# GIVEN INSTRUCTION
Skip all pictures. Write out the data below from its first line through the line that contains "YAxis, CartesianGrid, LabelList".

────────────────────

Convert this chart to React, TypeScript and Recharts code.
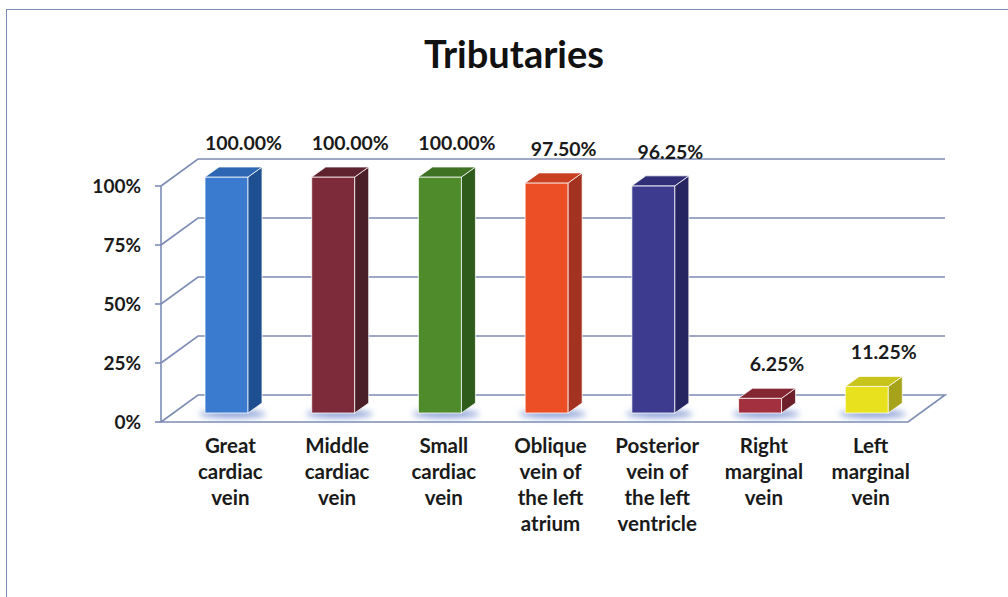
import { BarChart, Bar, XAxis, YAxis, CartesianGrid, LabelList } from "recharts";

const categories = [
  "Great\ncardiac\nvein",
  "Middle\ncardiac\nvein",
  "Small\ncardiac\nvein",
  "Oblique\nvein of\nthe left\natrium",
  "Posterior\nvein of\nthe left\nventricle",
  "Right\nmarginal\nvein",
  "Left\nmarginal\nvein",
];
const shares = [1, 1, 1, 0.975, 0.9625, 0.0625, 0.1125];
const yTicks = [0, 0.25, 0.5, 0.75, 1];

const frontColors = ["#3a7bcf", "#7d2a3a", "#4f8a2b", "#ec4f26", "#3d3b90", "#a3303e", "#e8e21e"];
const sideColors = ["#1e4f91", "#4b1f28", "#2f5b1b", "#a33220", "#262562", "#6d2029", "#a6a31a"];
const topColors = ["#2d66b3", "#5f2330", "#3f7222", "#c93f22", "#2f2e76", "#842733", "#c9c41c"];

const data = categories.map((name, i) => ({ name, value: shares[i], idx: i }));

const FONT = "Lato, 'Open Sans', sans-serif";
const GRID = "#7d8cb5";
const PLOT_TOP = 186;
const PLOT_BOTTOM = 422;
const WALL_DX = 37;
const WALL_DY = -27;

function gridLine(p: any) {
  const { x1, x2, y1 } = p;
  const isFloor = Math.abs(y1 - PLOT_BOTTOM) < 2;
  const d = isFloor
    ? `M${x1},${y1} L${x1 + WALL_DX},${y1 + WALL_DY} L${x2 + WALL_DX},${y1 + WALL_DY} L${x2},${y1} Z`
    : `M${x1},${y1} L${x1 + WALL_DX},${y1 + WALL_DY} L${x2 + WALL_DX},${y1 + WALL_DY}`;
  return <path key={p.key} d={d} fill="none" stroke={GRID} strokeWidth={1.6} />;
}

function Bar3D(props: any) {
  const { x, y, width, height } = props;
  const i = props.payload?.idx ?? props.index ?? 0;
  const fx = x + 12;
  const fy = y - 9;
  const dx = 14;
  const dy = -10;
  const edge = "rgba(255,255,255,0.75)";
  return (
    <g>
      <defs>
        <filter id={`sh-${i}`} x="-50%" y="-200%" width="200%" height="500%">
          <feGaussianBlur stdDeviation="3" />
        </filter>
      </defs>
      <ellipse
        cx={fx + width / 2 + 6}
        cy={fy + height + 1}
        rx={width / 2 + 12}
        ry={4}
        fill="#8ea3d8"
        filter={`url(#sh-${i})`}
      />
      <rect x={fx} y={fy} width={width} height={height} fill={frontColors[i]} stroke={edge} strokeWidth={1} />
      <path
        d={`M${fx + width},${fy} L${fx + width + dx},${fy + dy} L${fx + width + dx},${fy + height + dy} L${fx + width},${fy + height} Z`}
        fill={sideColors[i]}
        stroke={edge}
        strokeWidth={1}
      />
      <path
        d={`M${fx},${fy} L${fx + dx},${fy + dy} L${fx + width + dx},${fy + dy} L${fx + width},${fy} Z`}
        fill={topColors[i]}
        stroke={edge}
        strokeWidth={1}
      />
    </g>
  );
}

function ValueLabel(props: any) {
  const { x, y, width, value } = props;
  return (
    <text
      x={x + width / 2 + 29}
      y={y - 36}
      textAnchor="middle"
      fontFamily={FONT}
      fontWeight={700}
      fontSize={19.5}
      fill="#1a1a1a"
    >
      {(value * 100).toFixed(2) + "%"}
    </text>
  );
}

function CategoryTick(props: any) {
  const { x, y, payload } = props;
  const lines = String(payload.value).split("\n");
  return (
    <text x={x + 16} y={y + 31} textAnchor="middle" fontFamily={FONT} fontWeight={700} fontSize={20.5} fill="#1a1a1a">
      {lines.map((line, k) => (
        <tspan key={k} x={x + 16} dy={k === 0 ? 0 : 26}>
          {line}
        </tspan>
      ))}
    </text>
  );
}

export default function App() {
  return (
    <div style={{ position: "absolute", left: 0, top: 0, width: 1008, height: 597, overflow: "hidden", background: "#fff" }}>
      <div
        style={{
          position: "absolute",
          left: 6,
          top: 9,
          width: 1040,
          height: 640,
          border: `1.5px solid ${GRID}`,
        }}
      />
      <div
        style={{
          position: "absolute",
          left: 0,
          top: 31,
          width: 1028,
          textAlign: "center",
          fontFamily: FONT,
          fontWeight: 700,
          fontSize: 38,
          lineHeight: "44px",
          color: "#111",
        }}
      >
        Tributaries
      </div>
      <div style={{ position: "absolute", left: 0, top: 0 }}>
        <BarChart
          width={1008}
          height={597}
          data={data}
          margin={{ top: PLOT_TOP, right: 100, bottom: 597 - PLOT_BOTTOM - 30, left: 101 }}
          barSize={43}
        >
          <CartesianGrid vertical={false} horizontal={gridLine} />
          <XAxis dataKey="name" axisLine={false} tickLine={false} tickSize={0} tickMargin={0} interval={0} tick={<CategoryTick />} height={30} />
          <YAxis
            width={60}
            domain={[0, 1]}
            ticks={yTicks}
            tickFormatter={(v: number) => `${Math.round(v * 100)}%`}
            axisLine={{ stroke: GRID, strokeWidth: 1.6 }}
            tickLine={{ stroke: GRID, strokeWidth: 1.6 }}
            tickSize={6}
            tickMargin={14}
            tick={{ fill: "#1a1a1a", fontSize: 19, fontWeight: 700, fontFamily: FONT }}
          />
          <Bar dataKey="value" shape={Bar3D} isAnimationActive={false}>
            <LabelList dataKey="value" content={ValueLabel} />
          </Bar>
        </BarChart>
      </div>
    </div>
  );
}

────────────────────

# RESULT OF THIS EXERCISE
Convert this chart to React, TypeScript and Recharts code.
import { BarChart, Bar, XAxis, YAxis, CartesianGrid, LabelList } from "recharts";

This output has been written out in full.